So our stay in Ambleside was over. I had a fairly good idea of how "far" Grasmere is, so I wasn't really broken hearted or anything, it seemed just a stone's throw away. Infact, one of our roommates for the night - a Chinese guy was actually hiking from Ambleside to Grasmere, whilst I was going in a nice heated bus! I liked the drive to Grasmere and I could tell I'd have a fab time here, it seems a lot nicer and tinier than Grasmere. As I got down from the bus stop, there were tons of kids all headed home, I asked one lady where the YHA was and turns out she was coming from there, and pointed me towards it.

Grasmere Butharlyp Howe YHA
There are 2 YHAs in Grasmere with, the MOST confusing names I've come across my life in backpacking across UK hostels: Grasmere Butharlyp Howe and Grasmere Thorney How. We were staying in the former, and it's closer to the city centre.

The hostel is a sight to behold. And I'm not lying. The Ambleside YHA was a big building located by Lake Windermere, it seemed beautiful in a "lake resort" kind of way. This Grasmere hostel on the other hand is inside this big expanse of green, colourful autumn trees leading up the hostel as it sits all alone in front of scaling high mountains behind. This was nice in a "sit by the fire with a brandy" kind of way.
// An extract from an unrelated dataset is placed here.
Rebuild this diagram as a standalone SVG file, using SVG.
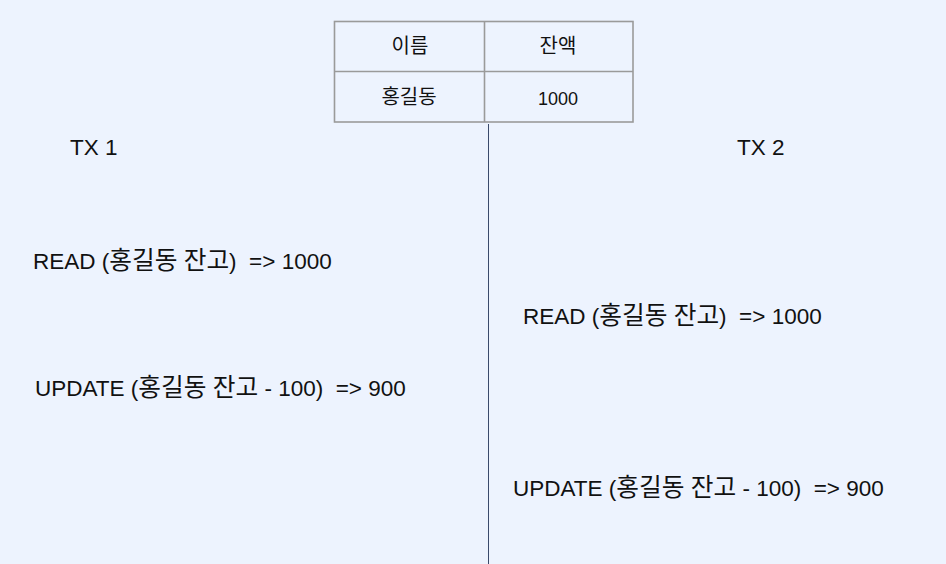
<svg xmlns="http://www.w3.org/2000/svg" width="946" height="564" viewBox="0 0 946 564">
<style>
text{font-family:"Liberation Sans","Noto Sans CJK KR",Arial,sans-serif;fill:#111;white-space:pre;}
.big{font-size:22.5px;}
.big .k{font-size:24.7px;font-family:"Noto Sans CJK KR","Liberation Sans",sans-serif;}
.cell{font-size:18px;text-anchor:middle;}
.cell .k{font-size:20px;font-family:"Noto Sans CJK KR","Liberation Sans",sans-serif;}
.grid{fill:none;stroke:#9a9a9a;stroke-width:1.6;}
</style>
<rect width="946" height="564" fill="#EDF3FE"/>
<g id="table">
<rect class="grid" x="334.5" y="21.5" width="298.5" height="100.5"/>
<line class="grid" x1="484.5" y1="21.5" x2="484.5" y2="122"/>
<line class="grid" x1="334.5" y1="71.5" x2="633" y2="71.5"/>
<text class="cell" x="410" y="53"><tspan class="k">이름</tspan></text>
<text class="cell" x="558" y="53"><tspan class="k">잔액</tspan></text>
<text class="cell" x="409" y="104"><tspan class="k">홍길동</tspan></text>
<text class="cell" x="558" y="105">1000</text>
</g>
<g id="connectors">
<line x1="488.5" y1="124" x2="488.5" y2="564" stroke="#3a4a6b" stroke-width="1"/>
</g>
<g id="tx1"><text class="big" x="70" y="155">TX 1</text></g>
<g id="tx2"><text class="big" x="737" y="155">TX 2</text></g>
<g id="read1"><text class="big" x="33" y="269" xml:space="preserve">READ (<tspan class="k">홍길동</tspan> <tspan class="k">잔고</tspan>)  =&gt; 1000</text></g>
<g id="update1"><text class="big" x="35" y="396" xml:space="preserve">UPDATE (<tspan class="k">홍길동</tspan> <tspan class="k">잔고</tspan> - 100)  =&gt; 900</text></g>
<g id="read2"><text class="big" x="523" y="324" xml:space="preserve">READ (<tspan class="k">홍길동</tspan> <tspan class="k">잔고</tspan>)  =&gt; 1000</text></g>
<g id="update2"><text class="big" x="513" y="496" xml:space="preserve">UPDATE (<tspan class="k">홍길동</tspan> <tspan class="k">잔고</tspan> - 100)  =&gt; 900</text></g>
</svg>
I'll be writing a detailed review of the hostel later, but suffice it to say that this is a very nice hostel.

Inside the hostel lounge
The staff is very friendly, the lounge is very nice and the rooms are fairly large with surprisingly noisefree bunker beds. The only 2 big disadvantages are that the steps are very steep and tough to climb up and down with luggages. Next: the self serve kitchen is in another building so it's quite a pain to wear your raincoat and shoes just to go warm a glass of cocoa. And if I maybe picky, a 3rd big problem is just 1 computer with internet, so we had long queues.

As soon as we checked in, we spent some time around the lounge. I really liked it - it's got these fancy sofas, a piano, kind of very upmarket considering this this a "low budget accomodation" for backpackers. I spoke to the YHA staff (very friendly girl) and we zeroed in on doing th Loughrigg hike. But just walking into the hostel with our luggage, we knew that this was a photo opp not to be missed.
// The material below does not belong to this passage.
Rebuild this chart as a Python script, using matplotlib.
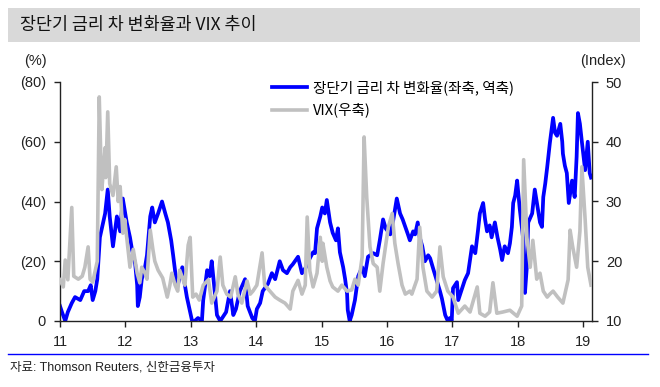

So as soon as we walked out, we had a long 15 minute photo session. Just about every angle of the hostel merits a photo I reckon. And as already mentioned a million times over, having the autumn colours was such a useful thing.
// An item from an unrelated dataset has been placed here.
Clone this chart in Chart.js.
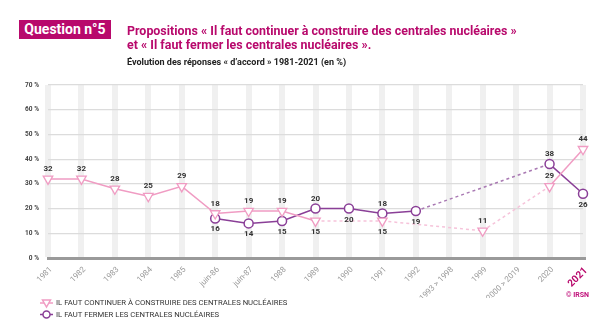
<!DOCTYPE html>
<html>
<head>
<meta charset="utf-8">
<script src="https://cdn.jsdelivr.net/npm/chart.js@4.4.1/dist/chart.umd.min.js"></script>
<style>
	html, body { margin: 0; padding: 0; background: #fff; }
	#wrap { position: relative; width: 605px; height: 331px; overflow: hidden; font-family: Roboto, "Liberation Sans", sans-serif; }
	#chart { position: absolute; left: 0; top: 0; }
	.badge { position: absolute; left: 19px; top: 20px; width: 92px; height: 19px; background: #b8096c; color: #fff; font-weight: bold; font-size: 14px; line-height: 19px; text-align: center; }
	.title { position: absolute; left: 127px; top: 23px; color: #b8096c; font-weight: bold; font-size: 13.5px; line-height: 14px; white-space: nowrap; transform-origin: 0 0; transform: scaleX(0.92); }
	.subtitle { position: absolute; left: 127px; top: 56px; color: #222; font-weight: bold; font-size: 9.5px; white-space: nowrap; transform-origin: 0 0; transform: scaleX(0.95); }
	.copy { position: absolute; left: 566px; top: 291px; color: #c0107a; font-weight: bold; font-size: 7px; white-space: nowrap; }
</style>
</head>
<body>
<div id="wrap">
	<canvas id="chart" width="605" height="331"></canvas>
	<div class="badge">Question n°5</div>
	<div class="title">Propositions « Il faut continuer à construire des centrales nucléaires »<br>et « Il faut fermer les centrales nucléaires ».</div>
	<div class="subtitle">Évolution des réponses « d’accord » 1981-2021 (en %)</div>
	<div class="copy">© IRSN</div>
</div>
<script>

var periods = ["1981", "1982", "1983", "1984", "1985", "juin-86", "juin-87", "1988", "1989", "1990", "1991", "1992", "1993 > 1998", "1999", "2000 > 2019", "2020", "2021"];

var continuer = [32, 32, 28, 25, 29, 18, 19, 19, 15, null, 15, null, null, 11, null, 29, 44];
var fermer = [null, null, null, null, null, 16, 14, 15, 20, 20, 18, 19, null, null, null, 38, 26];

// where each value label sits relative to its point
var continuerLabelSide = ["up", "up", "up", "up", "up", "up", "up", "up", "down", null, "down", null, null, "up", null, "up", "up"];
var fermerLabelSide = [null, null, null, null, null, "down", "down", "down", "up", "down", "up", "down", null, null, null, "up", "down"];

var yTicks = [0, 10, 20, 30, 40, 50, 60, 70];

var legendNames = ["IL FAUT CONTINUER À CONSTRUIRE DES CENTRALES NUCLÉAIRES", "IL FAUT FERMER LES CENTRALES NUCLÉAIRES"];

var PINK = "#f09cc3", PINK_LIGHT = "#f6c3da";
var PURPLE = "#8a3f97", PURPLE_LIGHT = "#a979b3";
var MAGENTA = "#b8096c";

// a segment that jumps over missing years is dashed and lighter
// (p0DataIndex is always p1DataIndex - 1, so a null there means a skipped gap)
function gapStyle(values, light, normal) {
	function isGap(c) { return values[c.p0DataIndex] === null; }
	return {
		borderColor : function(c) { return isGap(c) ? light : normal; },
		borderDash : function(c) { return isGap(c) ? [3, 3] : undefined; }
	};
}

var valueLabels = {
	id : "valueLabels",
	afterDatasetsDraw : function(chart) {
		var ctx = chart.ctx;
		var sides = [continuerLabelSide, fermerLabelSide];
		ctx.save();
		ctx.font = "bold 8px Roboto";
		ctx.fillStyle = "#333";
		ctx.textAlign = "center";
		ctx.textBaseline = "middle";
		chart.data.datasets.forEach(function(ds, i) {
			var meta = chart.getDatasetMeta(i);
			meta.data.forEach(function(pt, j) {
				var v = ds.data[j];
				if (v === null || !sides[i][j]) return;
				var dy = sides[i][j] === "up" ? -10 : 11;
				ctx.fillText(String(v), pt.x, pt.y + dy);
			});
		});
		ctx.restore();
	}
};

var customLegend = {
	id : "customLegend",
	afterDraw : function(chart) {
		var ctx = chart.ctx;
		ctx.save();
		chart.data.datasets.forEach(function(ds, i) {
			var y = 303 + i * 11.5;
			var x0 = 40, x1 = 53, xm = 46.5;
			ctx.strokeStyle = ds.borderColor;
			ctx.lineWidth = 1.5;
			ctx.beginPath();
			ctx.moveTo(x0, y);
			ctx.lineTo(x1, y);
			ctx.stroke();
			ctx.fillStyle = "#fff";
			ctx.beginPath();
			if (ds.pointStyle === "triangle") {
				ctx.moveTo(xm - 4, y - 3);
				ctx.lineTo(xm + 4, y - 3);
				ctx.lineTo(xm, y + 4);
				ctx.closePath();
			} else {
				ctx.arc(xm, y, 3.5, 0, Math.PI * 2);
			}
			ctx.fill();
			ctx.stroke();
			ctx.fillStyle = "#333";
			ctx.font = "7.7px Roboto";
			ctx.textBaseline = "middle";
			ctx.fillText(legendNames[i], 56, y + 0.5);
		});
		ctx.restore();
	}
};

var ctx = document.getElementById("chart");

var chart = new Chart(ctx, {
	type : "line",
	data : {
		labels : periods,
		datasets : [
			{
				label : legendNames[0],
				data : continuer,
				borderColor : PINK,
				backgroundColor : "#fff",
				borderWidth : 1.5,
				pointStyle : "triangle",
				rotation : 180,
				pointRadius : 5.5,
				pointBorderWidth : 1.3,
				spanGaps : true,
				tension : 0,
				segment : gapStyle(continuer, PINK_LIGHT, PINK)
			},
			{
				label : legendNames[1],
				data : fermer,
				borderColor : PURPLE,
				backgroundColor : "#fff",
				borderWidth : 1.5,
				pointStyle : "circle",
				pointRadius : 4.5,
				pointBorderWidth : 1.5,
				spanGaps : true,
				tension : 0,
				segment : gapStyle(fermer, PURPLE_LIGHT, PURPLE)
			}
		]
	},
	options : {
		responsive : false,
		animation : false,
		layout : { padding : { top : 85, right : 22, bottom : 33, left : 0 } },
		plugins : {
			legend : { display : false },
			tooltip : { enabled : false }
		},
		scales : {
			x : {
				offset : false,
				grid : { color : "#f0f0f0", lineWidth : 6, drawTicks : false, offset : false },
				border : { color : "#9a9a9a", width : 3 },
				ticks : {
					autoSkip : false,
					minRotation : 45,
					maxRotation : 45,
					padding : 7,
					labelOffset : 3,
					color : function(c) { return c.index === periods.length - 1 ? MAGENTA : "#999"; },
					font : function(c) {
						return c.index === periods.length - 1
							? { family : "Roboto", size : 10, weight : "bold" }
							: { family : "Roboto", size : 8 };
					}
				},
				afterFit : function(scale) { scale.height = 40; }
			},
			y : {
				min : 0,
				max : 70,
				afterBuildTicks : function(scale) {
					scale.ticks = yTicks.map(function(v) { return { value : v }; });
				},
				grid : { color : "#dcdcdc", lineWidth : 1.2, drawTicks : false },
				border : { display : false },
				ticks : {
					padding : 9,
					color : "#444",
					font : { family : "Roboto", size : 6.5, weight : "bold" },
					callback : function(v) { return v + " %"; }
				},
				afterFit : function(scale) { scale.width = 48; }
			}
		}
	},
	plugins : [valueLabels, customLegend]
});

</script>
</body>
</html>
Even more wicked was the walk from the hostel to the city centre. Our plan for the day was to first hit Dove Cottage - not that I'm a major Wordsworth fan (infact I couldn't recall a single poem of his, for shame), but going to Grasmere and not seeing Dove Cottage is like going to England and not eating Thornton's! ;-) There's a picture titled "walk from the hostel to city centre" that features 4 buildings (believe it or not, one is an art gallery and the other is the local Co-op) which should tell you how lovely the surroundings were.

The city centre is very nice.

Grasmere YHA behind me - splendid no?!
There's 1 narrow street that runs through the hills, and it's filled with either eating places or hiking and rainy/winter gear stores. Precious little of anything else, a testament to the popular resort that the Lake District is. I made my way to Dove Cottage and, well it really is like any other house in this area, isn't it? I wasn't quite sure if we shoudl do the tour, and I was thinking "waste of time"? But, but, but... I did take the tour and it was worth every moment. The guide told us about Wordsworth, his wife, their 2 sisters and their kids that lived in this house along with a guest... it was scary! The kitchen was so tiny, the bedrooms were quite small, and it's just unbelievable imagining that so many people lived here. As mentioned a few lines earlier, I'm not the greatest fan of poetry but I felt so honoured being in the same cottage that THE Wordsworth lived in.
Walk from the hostel to the city centre
I had no idea it was so old there was no concept of a sink those days, and the lady explained how Wordsworth and his sister would use water from a basin for cleansing purposes. She showed us their "toothbrushes", etc. It was very educational, I loved it. I also spent some time in the museum, I spent about 30 minutes and although it looks "small", I couldn't finish it in that time. Overall, I'm glad I went to Dove's Cottage - it was worth every penny.

We walked back to the city centre and stopped by a Deli for lunch. I had potato/leek soup with a cheese scone, and Vanilla cake for dessert. I love UK pastries and UK soups. For 1 thing, most UK soups are vegetarian, and their combo are excellent. Infact I think I've eaten better soups in the UK than in India. It was about 2pm now and my feet were already hurting, but we had to do our agenda for the day - more hiking!

We asked passers-by the way to Lough Rigg, it wasn't too far or so they said.

Walk to Dove Cottage
The problem here wasn't the distance, it's just the rain had started and it seemed like it wouldn't let up. Don't get me wrong, infact I love the rain and I had a new found appreciation for rain after this Sunday. But finding your way in the rain can be a bit of a pain when you're not used to it. Began my walk upto Loughrigg, walked about 2 miles or so on a proper road. it was uphill and nearly tiring. I swear I had started to limp!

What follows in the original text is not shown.